Williams’s candidacy is a late-blooming one, to be sure, and predicated on his titanic total from the last three weeks, 897 rushing yards, which alone would rank him 48th nationally in rushing yards. But averaging just under 300 yards a game is absurd, and if he can turn in another game of nearly that caliber against Syracuse, a very good run defense, there’s no good reason he shouldn’t be in New York other than “Boston College lost four games.”
The unlucky losers
Last Week: 28-for-48, 359 passing yards, two TDs; 46 rushing yards; lost to Oklahoma State, 49-17
2013 Season: 180-for-281, 3,351 passing yards, 26 TDs, one INT; 173 rushing yards, 10 rushing TDs
QB Marcus Mariota, Oregon Ducks
Last Week: 27-for-41, 308 passing yards, two TDs, two INTs; 52 rushing yards; lost to Arizona, 42-16
2013 Season: 210-for-326, 3,127 passing yards, 27 TDs, two INTs; 529 rushing yards, nine rushing TDs
QB Teddy Bridgewater, Louisville Cardinals
Last Week: 26-for-36, 220 passing yards, one TD; defeated Memphis, 24-17
2013 Season: 245-for-345, 3,268 passing yards, 25 TDs, three INTs
I firmly believe that none of these three players will be in New York for the Heisman ceremony, and all three have losses to thank for that.
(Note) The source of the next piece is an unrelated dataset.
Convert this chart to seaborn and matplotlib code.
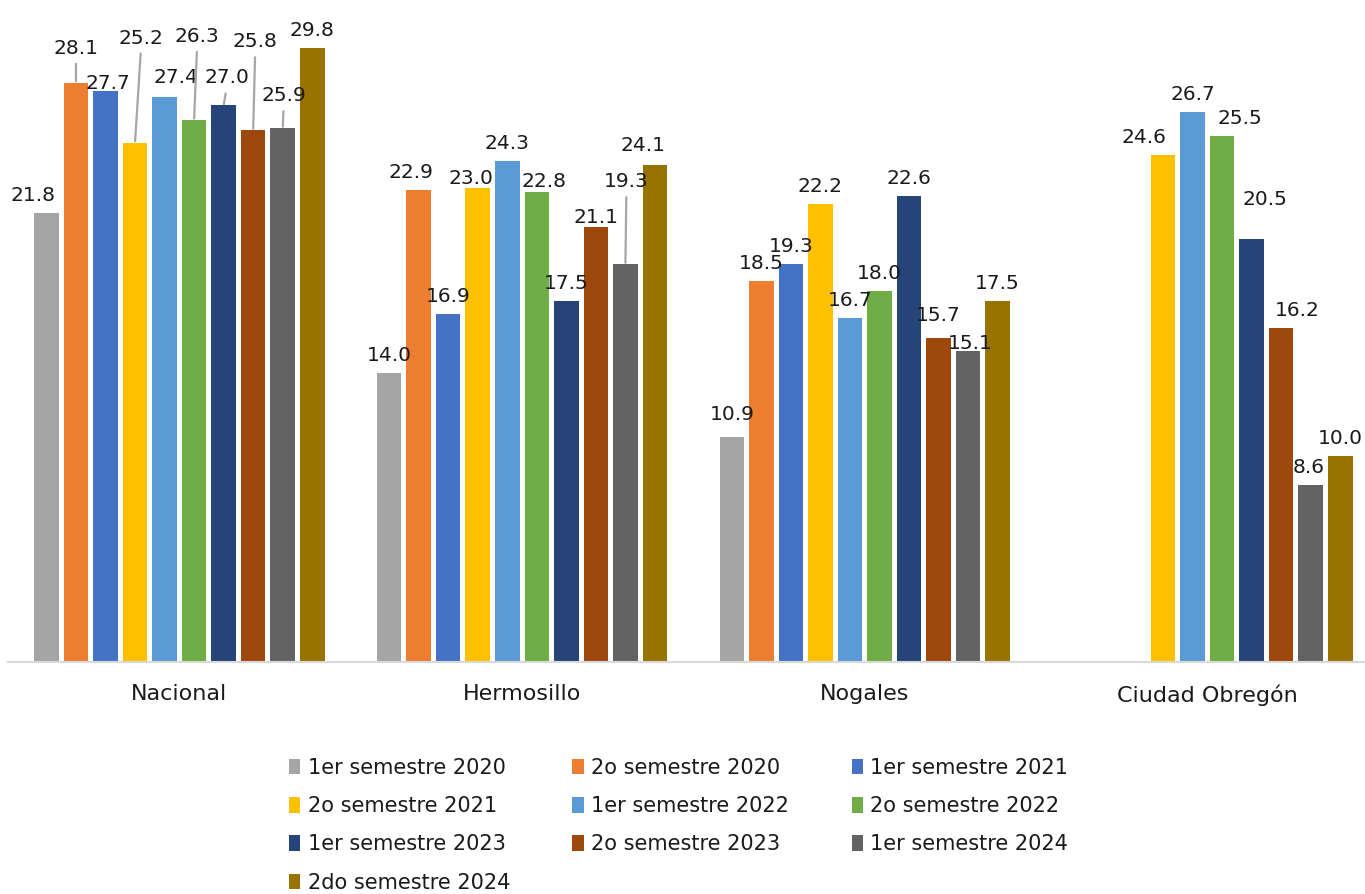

Mariota’s two, both coinciding with underwhelming days from him, have knocked Oregon out of even Pac-12 title contention. The first one to Stanford made him a fringe Heisman contender at best; the Arizona blowout last Saturday was the knockout blow. Petty suffered a blowout knockout of his own, as Baylor got crushed by Oklahoma State. It’s most unfair that Bridgewater’s candidacy died in a loss, considering that he was great in Louisville’s loss to UCF, and hasn’t had a bad game this year, but Louisville’s profile was always part of his appeal, and the Cardinals’ loss sideswiped his bandwagon.
Winning the Heisman doesn’t just require greatness from a single player. This 2013 field is better evidence of that than most years’ lists of candidates.
The Heismen of the Week
QB Keenan Reynolds, Navy Midshipmen
The Line: 36 carries, 240 yards, seven rushing TDs; 4-for-6, 46 yards, one passing TD
The seven rushing touchdowns is an NCAA record, though it took a 58-52 triple-overtime barn-burner against San Jose State to accomplish. But not too many times has “eight total touchdowns accounted for” ever been done in my lifetime, either.
QB Derek Carr, Fresno State Bulldogs
The Line: 27-for-37, 522 passing yards, seven passing TDs
Carr’s one of the lesser-known names in the fantastic crop of college quarterbacks this year, and he’s not really a Heisman candidate despite his nutty stat line (3,943 yards, 39 passing touchdowns) but he’s bound to receive some votes, especially if voters caught him filleting New Mexico in the Bulldogs’ 69-28 win.
The FCS Heisman of the Week
QB John Robertson, Villanova Wildcats
The Line: 19-for-28, 252 passing yards, three TDs, one INT; 31 carries, 165 rushing yards, one TD
There were players with better lines (Eastern Illinois QB Jimmy Garoppolo threw for 477 yards and six touchdowns; Murray State's Maikhail Miller had 467 passing yards and two scores to go with two more TDs on the ground), but Robertson's context makes his awesome: Villanova trailed Delaware 34-12 entering the fourth quarter, but scored 23 points in the game's final 8:01, with three touchdowns from Robertson coming in that span, to shock the Blue Hens, 35-34.